EXERCISE TASK: Starting at the line that contains "Output the web" and stopping at the line that contains "const goldMelt_k = [200, 143];", return those lines exactly and nothing else. Both end lines count; pictures do not.

▼

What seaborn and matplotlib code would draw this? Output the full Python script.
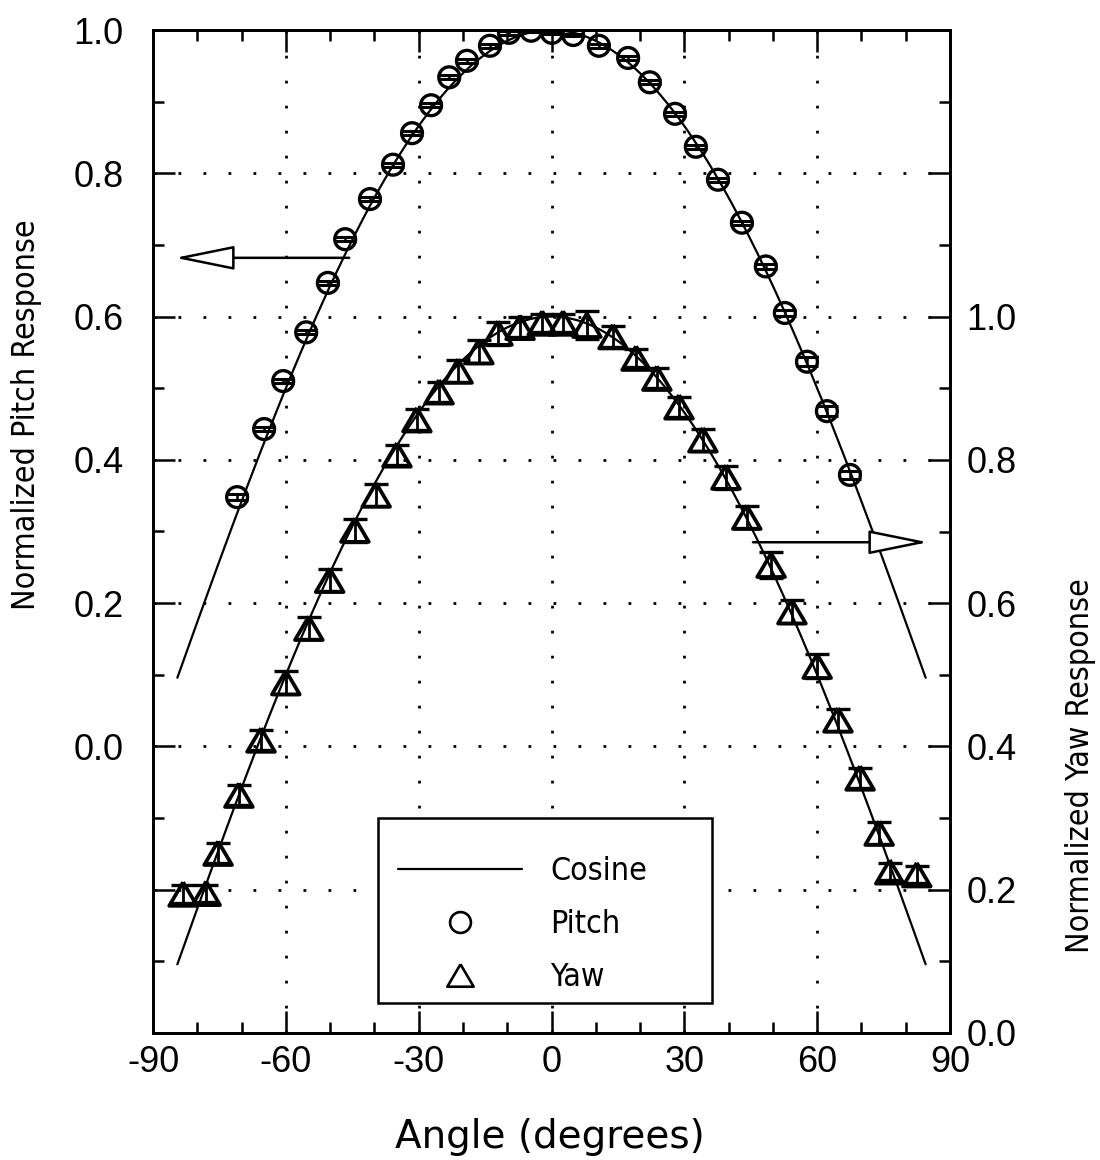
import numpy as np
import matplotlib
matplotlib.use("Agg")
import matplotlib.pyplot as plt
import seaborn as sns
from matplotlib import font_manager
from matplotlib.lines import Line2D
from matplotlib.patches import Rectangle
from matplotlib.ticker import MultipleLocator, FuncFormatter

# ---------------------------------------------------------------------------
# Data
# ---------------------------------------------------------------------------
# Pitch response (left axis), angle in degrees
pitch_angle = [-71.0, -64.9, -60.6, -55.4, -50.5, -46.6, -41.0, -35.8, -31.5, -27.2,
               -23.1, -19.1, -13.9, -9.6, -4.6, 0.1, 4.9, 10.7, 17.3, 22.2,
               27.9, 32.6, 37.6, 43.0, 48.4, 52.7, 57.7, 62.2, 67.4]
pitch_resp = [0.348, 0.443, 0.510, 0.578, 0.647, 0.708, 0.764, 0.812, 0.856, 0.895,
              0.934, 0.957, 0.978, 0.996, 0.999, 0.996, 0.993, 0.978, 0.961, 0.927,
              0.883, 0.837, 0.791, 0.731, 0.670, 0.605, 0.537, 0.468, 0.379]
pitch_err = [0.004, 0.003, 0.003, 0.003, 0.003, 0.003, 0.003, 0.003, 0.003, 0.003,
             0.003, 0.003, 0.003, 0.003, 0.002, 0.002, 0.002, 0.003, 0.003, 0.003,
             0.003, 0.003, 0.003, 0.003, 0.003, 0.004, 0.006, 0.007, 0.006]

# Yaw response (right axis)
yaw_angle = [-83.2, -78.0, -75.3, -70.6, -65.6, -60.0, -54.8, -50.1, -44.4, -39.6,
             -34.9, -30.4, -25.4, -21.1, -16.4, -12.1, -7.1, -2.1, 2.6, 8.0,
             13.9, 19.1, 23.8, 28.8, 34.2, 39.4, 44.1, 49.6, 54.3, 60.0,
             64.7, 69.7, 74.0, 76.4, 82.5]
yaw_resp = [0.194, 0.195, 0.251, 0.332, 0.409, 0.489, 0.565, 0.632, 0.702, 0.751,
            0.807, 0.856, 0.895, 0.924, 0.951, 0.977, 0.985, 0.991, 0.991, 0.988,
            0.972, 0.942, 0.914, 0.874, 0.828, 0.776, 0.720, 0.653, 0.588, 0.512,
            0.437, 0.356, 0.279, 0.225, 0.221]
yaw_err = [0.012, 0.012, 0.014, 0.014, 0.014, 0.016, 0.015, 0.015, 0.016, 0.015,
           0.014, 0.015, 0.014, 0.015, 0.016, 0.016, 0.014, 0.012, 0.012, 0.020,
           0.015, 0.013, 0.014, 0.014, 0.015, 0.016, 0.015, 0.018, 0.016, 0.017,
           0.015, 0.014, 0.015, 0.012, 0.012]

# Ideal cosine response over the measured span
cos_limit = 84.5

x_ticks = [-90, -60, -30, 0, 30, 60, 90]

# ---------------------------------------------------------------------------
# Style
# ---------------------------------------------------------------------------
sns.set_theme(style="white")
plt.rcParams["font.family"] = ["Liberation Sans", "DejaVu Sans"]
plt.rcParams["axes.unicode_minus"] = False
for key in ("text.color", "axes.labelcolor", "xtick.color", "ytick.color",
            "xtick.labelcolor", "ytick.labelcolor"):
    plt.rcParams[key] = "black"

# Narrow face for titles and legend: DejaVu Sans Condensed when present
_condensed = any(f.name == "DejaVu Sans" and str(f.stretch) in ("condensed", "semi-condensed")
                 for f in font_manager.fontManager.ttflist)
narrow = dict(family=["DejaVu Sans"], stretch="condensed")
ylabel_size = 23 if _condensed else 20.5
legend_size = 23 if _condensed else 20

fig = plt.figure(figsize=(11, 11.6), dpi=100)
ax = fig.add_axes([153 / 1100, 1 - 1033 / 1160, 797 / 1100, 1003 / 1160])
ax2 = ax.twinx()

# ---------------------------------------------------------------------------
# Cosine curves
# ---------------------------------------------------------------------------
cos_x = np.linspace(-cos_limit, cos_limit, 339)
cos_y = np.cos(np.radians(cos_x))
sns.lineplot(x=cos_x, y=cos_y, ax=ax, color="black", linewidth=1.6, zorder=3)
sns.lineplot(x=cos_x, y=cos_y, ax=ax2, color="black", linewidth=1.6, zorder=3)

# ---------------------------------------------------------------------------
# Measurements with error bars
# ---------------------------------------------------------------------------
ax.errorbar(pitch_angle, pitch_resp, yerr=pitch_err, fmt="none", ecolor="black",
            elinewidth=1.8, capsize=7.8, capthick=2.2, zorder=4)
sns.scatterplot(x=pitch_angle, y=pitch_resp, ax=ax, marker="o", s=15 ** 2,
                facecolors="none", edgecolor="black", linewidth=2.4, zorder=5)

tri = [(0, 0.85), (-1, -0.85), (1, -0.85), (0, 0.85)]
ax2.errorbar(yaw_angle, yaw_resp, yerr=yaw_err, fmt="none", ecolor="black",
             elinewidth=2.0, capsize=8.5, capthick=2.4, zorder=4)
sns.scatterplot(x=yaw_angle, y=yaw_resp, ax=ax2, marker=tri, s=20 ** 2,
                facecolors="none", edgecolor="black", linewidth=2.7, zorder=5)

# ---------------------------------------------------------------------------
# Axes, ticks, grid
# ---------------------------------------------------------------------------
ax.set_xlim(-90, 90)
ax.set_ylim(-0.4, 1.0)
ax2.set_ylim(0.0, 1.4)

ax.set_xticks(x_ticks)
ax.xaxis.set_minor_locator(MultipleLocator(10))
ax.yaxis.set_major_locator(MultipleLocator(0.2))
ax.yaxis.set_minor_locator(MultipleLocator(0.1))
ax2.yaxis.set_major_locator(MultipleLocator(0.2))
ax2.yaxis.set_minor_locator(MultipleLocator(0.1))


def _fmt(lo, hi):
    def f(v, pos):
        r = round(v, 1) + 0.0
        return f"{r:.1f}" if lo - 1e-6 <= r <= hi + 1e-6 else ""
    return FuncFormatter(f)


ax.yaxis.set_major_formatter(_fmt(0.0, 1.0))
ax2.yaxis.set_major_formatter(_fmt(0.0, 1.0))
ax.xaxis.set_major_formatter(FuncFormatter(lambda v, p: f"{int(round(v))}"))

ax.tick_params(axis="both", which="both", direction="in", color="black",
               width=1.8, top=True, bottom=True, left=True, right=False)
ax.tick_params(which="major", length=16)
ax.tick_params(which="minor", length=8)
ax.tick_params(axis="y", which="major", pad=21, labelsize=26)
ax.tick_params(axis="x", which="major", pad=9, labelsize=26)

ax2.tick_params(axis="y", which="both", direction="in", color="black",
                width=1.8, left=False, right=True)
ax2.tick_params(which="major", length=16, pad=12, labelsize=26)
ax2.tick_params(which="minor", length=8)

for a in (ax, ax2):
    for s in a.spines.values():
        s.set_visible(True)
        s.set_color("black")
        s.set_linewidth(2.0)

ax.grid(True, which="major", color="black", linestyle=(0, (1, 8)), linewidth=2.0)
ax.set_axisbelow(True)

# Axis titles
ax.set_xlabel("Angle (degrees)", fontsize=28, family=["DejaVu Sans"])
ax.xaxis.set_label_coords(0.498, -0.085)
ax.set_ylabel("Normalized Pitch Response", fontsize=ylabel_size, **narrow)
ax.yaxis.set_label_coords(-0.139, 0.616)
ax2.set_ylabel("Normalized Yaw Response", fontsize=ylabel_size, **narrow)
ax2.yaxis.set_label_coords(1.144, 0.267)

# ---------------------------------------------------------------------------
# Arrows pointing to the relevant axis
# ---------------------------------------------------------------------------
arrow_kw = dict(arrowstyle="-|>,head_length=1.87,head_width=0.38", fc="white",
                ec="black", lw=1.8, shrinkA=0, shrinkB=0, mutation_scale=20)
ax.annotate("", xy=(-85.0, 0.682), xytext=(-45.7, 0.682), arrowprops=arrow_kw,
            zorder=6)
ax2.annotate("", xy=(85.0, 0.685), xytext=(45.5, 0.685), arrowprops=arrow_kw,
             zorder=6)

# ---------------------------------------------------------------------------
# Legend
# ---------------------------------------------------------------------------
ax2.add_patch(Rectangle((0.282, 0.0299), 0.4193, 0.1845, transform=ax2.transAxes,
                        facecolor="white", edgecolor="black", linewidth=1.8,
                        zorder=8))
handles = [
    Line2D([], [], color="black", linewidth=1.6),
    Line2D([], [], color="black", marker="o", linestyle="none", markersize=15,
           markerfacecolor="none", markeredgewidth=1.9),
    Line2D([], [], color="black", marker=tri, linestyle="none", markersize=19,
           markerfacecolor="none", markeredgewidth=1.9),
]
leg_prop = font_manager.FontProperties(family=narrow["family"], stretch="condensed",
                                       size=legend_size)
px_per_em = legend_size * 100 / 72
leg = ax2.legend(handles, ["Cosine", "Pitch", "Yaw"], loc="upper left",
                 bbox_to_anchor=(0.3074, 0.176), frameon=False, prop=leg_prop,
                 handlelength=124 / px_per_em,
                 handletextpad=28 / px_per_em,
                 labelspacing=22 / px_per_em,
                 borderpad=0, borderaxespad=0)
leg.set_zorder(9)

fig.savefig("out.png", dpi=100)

▲
▼

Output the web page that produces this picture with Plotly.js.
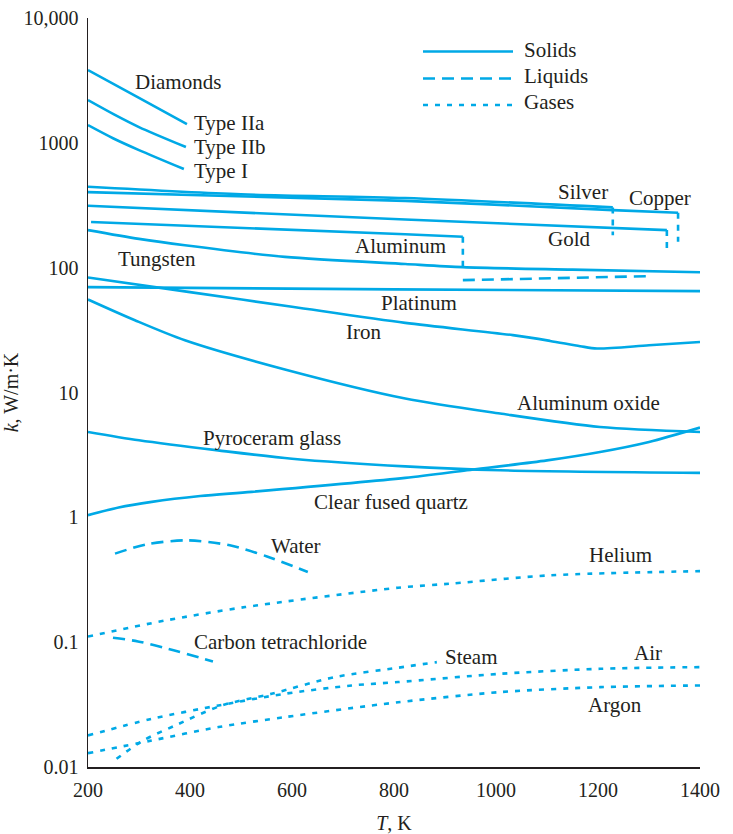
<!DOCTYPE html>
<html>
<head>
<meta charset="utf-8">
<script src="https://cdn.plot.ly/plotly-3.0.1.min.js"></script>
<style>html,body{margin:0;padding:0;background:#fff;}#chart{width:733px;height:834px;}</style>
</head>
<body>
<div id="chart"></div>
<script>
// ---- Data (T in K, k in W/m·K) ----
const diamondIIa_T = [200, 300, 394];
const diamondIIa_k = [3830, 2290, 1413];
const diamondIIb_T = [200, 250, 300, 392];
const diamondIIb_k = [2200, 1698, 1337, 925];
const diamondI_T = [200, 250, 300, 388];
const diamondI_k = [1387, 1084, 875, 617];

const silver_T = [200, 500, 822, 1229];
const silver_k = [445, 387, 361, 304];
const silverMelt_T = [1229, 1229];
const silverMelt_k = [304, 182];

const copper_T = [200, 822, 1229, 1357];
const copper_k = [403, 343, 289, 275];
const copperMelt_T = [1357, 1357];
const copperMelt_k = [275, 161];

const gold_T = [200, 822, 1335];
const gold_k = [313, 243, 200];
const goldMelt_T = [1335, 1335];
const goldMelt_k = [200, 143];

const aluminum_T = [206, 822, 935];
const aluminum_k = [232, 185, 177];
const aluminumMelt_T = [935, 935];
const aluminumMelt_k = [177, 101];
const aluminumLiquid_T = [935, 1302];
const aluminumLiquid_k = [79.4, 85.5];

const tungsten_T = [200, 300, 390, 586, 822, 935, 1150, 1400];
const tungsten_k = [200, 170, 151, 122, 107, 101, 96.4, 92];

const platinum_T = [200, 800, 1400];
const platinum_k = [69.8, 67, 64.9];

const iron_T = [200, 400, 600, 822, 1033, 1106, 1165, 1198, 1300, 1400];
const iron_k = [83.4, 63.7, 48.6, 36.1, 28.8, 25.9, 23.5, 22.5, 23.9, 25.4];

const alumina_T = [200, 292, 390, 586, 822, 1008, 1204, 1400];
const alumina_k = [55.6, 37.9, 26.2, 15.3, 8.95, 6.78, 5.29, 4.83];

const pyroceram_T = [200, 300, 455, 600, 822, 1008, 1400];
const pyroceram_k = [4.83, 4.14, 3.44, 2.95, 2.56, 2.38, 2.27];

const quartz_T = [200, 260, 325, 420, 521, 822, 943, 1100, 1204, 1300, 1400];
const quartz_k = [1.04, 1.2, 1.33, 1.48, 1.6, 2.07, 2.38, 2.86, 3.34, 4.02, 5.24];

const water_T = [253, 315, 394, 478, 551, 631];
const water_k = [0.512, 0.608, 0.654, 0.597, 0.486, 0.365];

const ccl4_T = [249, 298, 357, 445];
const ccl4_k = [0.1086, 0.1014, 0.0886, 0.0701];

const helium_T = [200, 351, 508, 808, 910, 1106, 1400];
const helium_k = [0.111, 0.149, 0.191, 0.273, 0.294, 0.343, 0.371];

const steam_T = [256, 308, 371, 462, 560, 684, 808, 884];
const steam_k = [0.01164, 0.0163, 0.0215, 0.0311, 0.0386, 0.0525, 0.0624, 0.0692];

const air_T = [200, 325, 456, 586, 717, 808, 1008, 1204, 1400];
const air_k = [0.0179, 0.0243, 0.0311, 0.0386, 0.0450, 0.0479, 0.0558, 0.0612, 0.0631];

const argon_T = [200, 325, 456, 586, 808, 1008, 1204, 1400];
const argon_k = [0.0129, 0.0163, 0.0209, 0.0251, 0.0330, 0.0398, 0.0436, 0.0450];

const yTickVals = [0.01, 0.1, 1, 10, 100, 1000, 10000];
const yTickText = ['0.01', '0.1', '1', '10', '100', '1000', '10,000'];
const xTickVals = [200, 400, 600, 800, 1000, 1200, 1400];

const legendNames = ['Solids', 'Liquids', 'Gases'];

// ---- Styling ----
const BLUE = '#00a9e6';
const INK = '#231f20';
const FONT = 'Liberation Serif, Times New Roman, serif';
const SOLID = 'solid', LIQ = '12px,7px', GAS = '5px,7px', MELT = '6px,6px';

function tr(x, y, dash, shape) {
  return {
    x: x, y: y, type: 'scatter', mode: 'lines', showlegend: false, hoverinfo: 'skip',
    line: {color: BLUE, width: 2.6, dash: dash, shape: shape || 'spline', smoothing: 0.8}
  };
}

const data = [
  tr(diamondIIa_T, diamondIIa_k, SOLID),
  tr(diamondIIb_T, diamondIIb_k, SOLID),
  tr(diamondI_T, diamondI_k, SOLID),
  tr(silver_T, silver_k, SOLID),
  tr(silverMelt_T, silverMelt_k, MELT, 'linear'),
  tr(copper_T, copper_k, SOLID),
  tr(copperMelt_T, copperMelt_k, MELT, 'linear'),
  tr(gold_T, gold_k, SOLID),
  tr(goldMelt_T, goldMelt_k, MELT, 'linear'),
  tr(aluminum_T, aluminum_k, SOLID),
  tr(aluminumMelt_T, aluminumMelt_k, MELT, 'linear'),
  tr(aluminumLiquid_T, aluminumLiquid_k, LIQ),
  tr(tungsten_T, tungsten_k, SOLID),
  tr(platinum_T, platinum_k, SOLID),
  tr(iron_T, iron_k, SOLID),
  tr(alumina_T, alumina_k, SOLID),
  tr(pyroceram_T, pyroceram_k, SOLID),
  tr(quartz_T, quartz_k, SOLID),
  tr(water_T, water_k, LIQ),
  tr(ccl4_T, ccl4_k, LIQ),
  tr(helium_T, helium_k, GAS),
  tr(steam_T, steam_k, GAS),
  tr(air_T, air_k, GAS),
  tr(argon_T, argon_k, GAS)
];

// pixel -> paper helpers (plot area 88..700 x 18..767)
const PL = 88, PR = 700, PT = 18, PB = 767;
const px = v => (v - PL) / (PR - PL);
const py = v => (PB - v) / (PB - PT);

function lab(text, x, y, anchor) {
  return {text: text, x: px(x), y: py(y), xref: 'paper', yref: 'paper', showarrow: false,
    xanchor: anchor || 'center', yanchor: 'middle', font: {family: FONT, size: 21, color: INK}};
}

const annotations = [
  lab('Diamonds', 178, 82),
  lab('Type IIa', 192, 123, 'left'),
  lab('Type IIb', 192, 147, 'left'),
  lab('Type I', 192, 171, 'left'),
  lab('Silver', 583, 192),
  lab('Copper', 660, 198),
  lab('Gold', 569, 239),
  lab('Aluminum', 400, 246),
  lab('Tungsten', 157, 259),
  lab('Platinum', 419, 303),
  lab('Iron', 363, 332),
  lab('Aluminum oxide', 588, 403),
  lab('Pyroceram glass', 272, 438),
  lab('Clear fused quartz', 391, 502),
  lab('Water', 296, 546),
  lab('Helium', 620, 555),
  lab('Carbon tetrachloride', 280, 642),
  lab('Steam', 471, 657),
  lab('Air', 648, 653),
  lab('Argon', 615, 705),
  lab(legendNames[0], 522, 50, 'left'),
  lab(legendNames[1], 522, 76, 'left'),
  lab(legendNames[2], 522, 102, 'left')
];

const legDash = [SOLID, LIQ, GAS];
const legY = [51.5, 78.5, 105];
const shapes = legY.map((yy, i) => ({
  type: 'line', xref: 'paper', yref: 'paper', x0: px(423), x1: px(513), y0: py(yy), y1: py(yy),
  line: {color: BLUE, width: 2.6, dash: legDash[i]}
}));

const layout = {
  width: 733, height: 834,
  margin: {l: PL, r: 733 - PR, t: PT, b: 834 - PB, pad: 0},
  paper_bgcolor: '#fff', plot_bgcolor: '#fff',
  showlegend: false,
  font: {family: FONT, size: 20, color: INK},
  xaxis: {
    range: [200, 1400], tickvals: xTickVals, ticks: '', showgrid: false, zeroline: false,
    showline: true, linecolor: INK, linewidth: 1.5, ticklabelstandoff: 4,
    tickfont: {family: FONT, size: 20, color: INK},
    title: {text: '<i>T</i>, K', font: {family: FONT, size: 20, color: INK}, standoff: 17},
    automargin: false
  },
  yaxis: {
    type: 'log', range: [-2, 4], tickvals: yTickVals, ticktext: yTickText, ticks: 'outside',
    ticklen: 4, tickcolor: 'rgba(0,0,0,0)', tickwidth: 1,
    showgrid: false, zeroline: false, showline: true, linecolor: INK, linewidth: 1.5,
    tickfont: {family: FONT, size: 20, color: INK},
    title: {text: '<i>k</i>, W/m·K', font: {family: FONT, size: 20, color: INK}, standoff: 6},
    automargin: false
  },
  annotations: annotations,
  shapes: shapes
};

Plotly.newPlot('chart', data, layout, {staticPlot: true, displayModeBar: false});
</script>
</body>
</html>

▲
▼

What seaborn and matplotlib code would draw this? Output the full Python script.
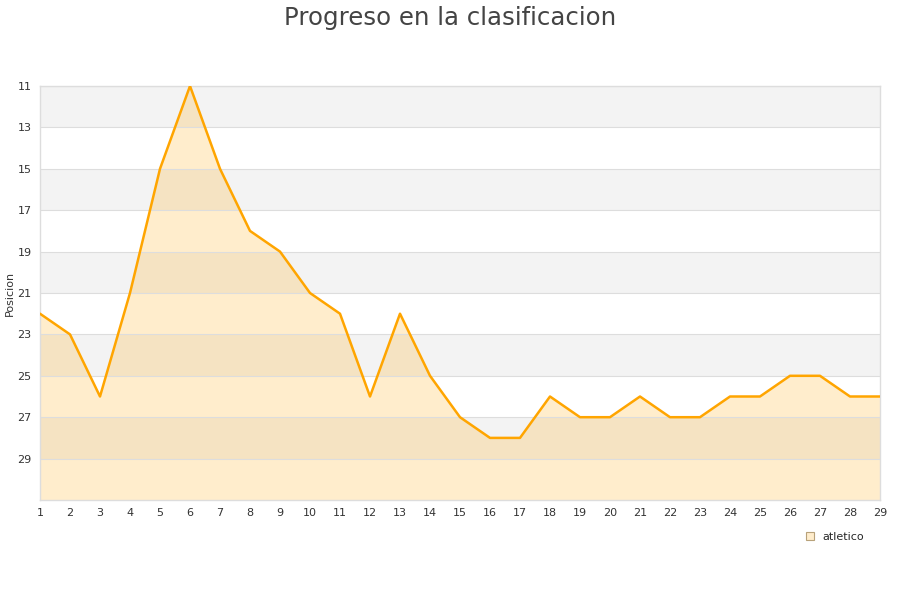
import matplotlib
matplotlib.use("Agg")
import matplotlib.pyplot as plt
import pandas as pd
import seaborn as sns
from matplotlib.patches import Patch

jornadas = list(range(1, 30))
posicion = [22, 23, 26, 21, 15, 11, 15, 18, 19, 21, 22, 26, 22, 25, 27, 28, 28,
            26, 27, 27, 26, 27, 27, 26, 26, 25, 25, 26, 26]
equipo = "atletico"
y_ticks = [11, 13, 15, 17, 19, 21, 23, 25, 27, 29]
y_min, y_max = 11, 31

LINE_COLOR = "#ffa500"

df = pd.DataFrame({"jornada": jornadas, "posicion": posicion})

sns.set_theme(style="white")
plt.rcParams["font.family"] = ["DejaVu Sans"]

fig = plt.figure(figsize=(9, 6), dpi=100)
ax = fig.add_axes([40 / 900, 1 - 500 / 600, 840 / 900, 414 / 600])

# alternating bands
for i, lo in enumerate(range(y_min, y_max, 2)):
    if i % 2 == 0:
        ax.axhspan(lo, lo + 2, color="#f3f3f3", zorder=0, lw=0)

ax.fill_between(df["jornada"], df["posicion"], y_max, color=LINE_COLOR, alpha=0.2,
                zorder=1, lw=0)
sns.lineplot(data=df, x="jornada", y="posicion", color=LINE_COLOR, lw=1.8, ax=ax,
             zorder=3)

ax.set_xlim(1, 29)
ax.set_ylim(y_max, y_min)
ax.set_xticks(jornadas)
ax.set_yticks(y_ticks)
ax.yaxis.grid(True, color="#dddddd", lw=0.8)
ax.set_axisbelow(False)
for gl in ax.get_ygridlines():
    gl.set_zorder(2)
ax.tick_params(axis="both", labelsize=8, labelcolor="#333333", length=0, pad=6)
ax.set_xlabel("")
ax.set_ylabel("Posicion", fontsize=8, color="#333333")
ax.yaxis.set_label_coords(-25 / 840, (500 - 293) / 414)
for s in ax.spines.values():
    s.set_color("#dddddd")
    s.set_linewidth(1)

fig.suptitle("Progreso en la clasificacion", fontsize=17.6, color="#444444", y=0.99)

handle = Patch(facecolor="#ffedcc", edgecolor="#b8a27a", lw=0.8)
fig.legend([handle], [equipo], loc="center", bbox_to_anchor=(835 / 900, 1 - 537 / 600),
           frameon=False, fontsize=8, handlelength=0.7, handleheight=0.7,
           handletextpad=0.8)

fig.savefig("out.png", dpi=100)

▲

RESPONSE TO THE EXERCISE:
Output the web page that produces this picture with Plotly.js.
<!DOCTYPE html>
<html>
<head>
<meta charset="utf-8">
<script src="https://cdn.plot.ly/plotly-3.0.1.min.js"></script>
<style>html,body{margin:0;padding:0;background:#fff;}#chart{width:733px;height:834px;}</style>
</head>
<body>
<div id="chart"></div>
<script>
// ---- Data (T in K, k in W/m·K) ----
const diamondIIa_T = [200, 300, 394];
const diamondIIa_k = [3830, 2290, 1413];
const diamondIIb_T = [200, 250, 300, 392];
const diamondIIb_k = [2200, 1698, 1337, 925];
const diamondI_T = [200, 250, 300, 388];
const diamondI_k = [1387, 1084, 875, 617];

const silver_T = [200, 500, 822, 1229];
const silver_k = [445, 387, 361, 304];
const silverMelt_T = [1229, 1229];
const silverMelt_k = [304, 182];

const copper_T = [200, 822, 1229, 1357];
const copper_k = [403, 343, 289, 275];
const copperMelt_T = [1357, 1357];
const copperMelt_k = [275, 161];

const gold_T = [200, 822, 1335];
const gold_k = [313, 243, 200];
const goldMelt_T = [1335, 1335];
const goldMelt_k = [200, 143];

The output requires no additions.